Collected material:
---

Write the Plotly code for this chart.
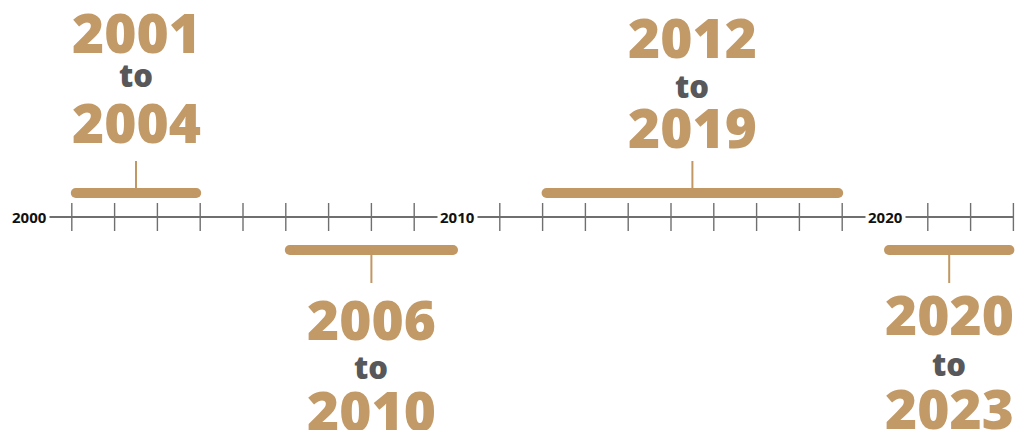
import plotly.graph_objects as go

# ---- data ----
period_start = [2001, 2006, 2012, 2020]
period_end = [2004, 2010, 2019, 2023]
period_side = ["above", "below", "above", "below"]
decade_labels = [2000, 2010, 2020]
tick_years = [y for y in range(2001, 2024) if y % 10 != 0]
connector_word = "to"

# ---- style ----
TAN = "#C19763"
TAN_TEXT = "#C29A68"
GREY_TEXT = "#58585A"
AXIS_GREY = "#6F6F6F"
W, H = 1015, 430
PX_PER_YEAR = 42.8
X0_PX = 29  # pixel of year 2000
AXIS_PX = 217
BIG = 55
SMALL = 31

xmin = 2000 - X0_PX / PX_PER_YEAR
xmax = xmin + W / PX_PER_YEAR


def ypx(p):
    # convert a pixel row into y data units (axis line = 0, up positive)
    return AXIS_PX - p


# text rows (pixel centres) per period: start year, "to", end year
text_rows = {
    0: (31.5, 75, 121),
    1: (318, 367, 409.5),
    2: (36.5, 86, 126),
    3: (313.5, 364, 407),
}
bar_rows = {"above": 193, "below": 250}
stem_ends = {"above": 161, "below": 283}
inset = 4 / PX_PER_YEAR

fig = go.Figure()

# timeline line
fig.add_trace(go.Scatter(
    x=[2000, 2023], y=[0, 0], mode="lines",
    line=dict(color=AXIS_GREY, width=2.2), hoverinfo="skip", showlegend=False))

# year ticks
fig.add_trace(go.Scatter(
    x=tick_years, y=[0] * len(tick_years), mode="markers",
    marker=dict(symbol="line-ns", size=20, line=dict(color=AXIS_GREY, width=1.4)),
    hoverinfo="skip", showlegend=False))

annotations = []
for i, (s, e, side) in enumerate(zip(period_start, period_end, period_side)):
    by = ypx(bar_rows[side])
    # bar with round ends
    fig.add_trace(go.Scatter(
        x=[s + inset, e - inset], y=[by, by], mode="lines+markers",
        line=dict(color=TAN, width=10),
        marker=dict(color=TAN, size=10, line=dict(width=0)),
        hoverinfo="skip", showlegend=False))
    mid = (s + e) / 2
    # stem
    fig.add_trace(go.Scatter(
        x=[mid, mid], y=[by, ypx(stem_ends[side])], mode="lines",
        line=dict(color=TAN, width=2), hoverinfo="skip", showlegend=False))
    r1, r2, r3 = text_rows[i]
    for txt, row, size, col in [(str(s), r1, BIG, TAN_TEXT),
                                (connector_word, r2, SMALL, GREY_TEXT),
                                (str(e), r3, BIG, TAN_TEXT)]:
        annotations.append(dict(
            x=mid, y=ypx(row), xref="x", yref="y", text=txt, showarrow=False,
            xanchor="center", yanchor="middle",
            font=dict(family="Open Sans", size=size, color=col, weight=800)))

for d in decade_labels:
    annotations.append(dict(
        x=d, y=0, xref="x", yref="y", text=str(d), showarrow=False,
        xanchor="center", yanchor="middle", bgcolor="white", borderpad=2,
        font=dict(family="Open Sans", size=15, color="#111111", weight=700)))

fig.update_layout(
    width=W, height=H,
    margin=dict(l=0, r=0, t=0, b=0),
    paper_bgcolor="white", plot_bgcolor="white",
    xaxis=dict(range=[xmin, xmax], visible=False, fixedrange=True),
    yaxis=dict(range=[ypx(H), ypx(0)], visible=False, fixedrange=True),
    annotations=annotations,
    showlegend=False,
)

fig.write_html(
    "out.html",
    config={"displayModeBar": False},
    post_script="document.body.style.margin='0';document.body.style.overflow='hidden';",
)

---

Your instructions: Look at the listing and set down only the lines from its start through the line with "return AXIS_PX - p", word for word and without pictures.

Answer to the task:
Write the Plotly code for this chart.
import plotly.graph_objects as go

# ---- data ----
period_start = [2001, 2006, 2012, 2020]
period_end = [2004, 2010, 2019, 2023]
period_side = ["above", "below", "above", "below"]
decade_labels = [2000, 2010, 2020]
tick_years = [y for y in range(2001, 2024) if y % 10 != 0]
connector_word = "to"

# ---- style ----
TAN = "#C19763"
TAN_TEXT = "#C29A68"
GREY_TEXT = "#58585A"
AXIS_GREY = "#6F6F6F"
W, H = 1015, 430
PX_PER_YEAR = 42.8
X0_PX = 29  # pixel of year 2000
AXIS_PX = 217
BIG = 55
SMALL = 31

xmin = 2000 - X0_PX / PX_PER_YEAR
xmax = xmin + W / PX_PER_YEAR


def ypx(p):
    # convert a pixel row into y data units (axis line = 0, up positive)
    return AXIS_PX - p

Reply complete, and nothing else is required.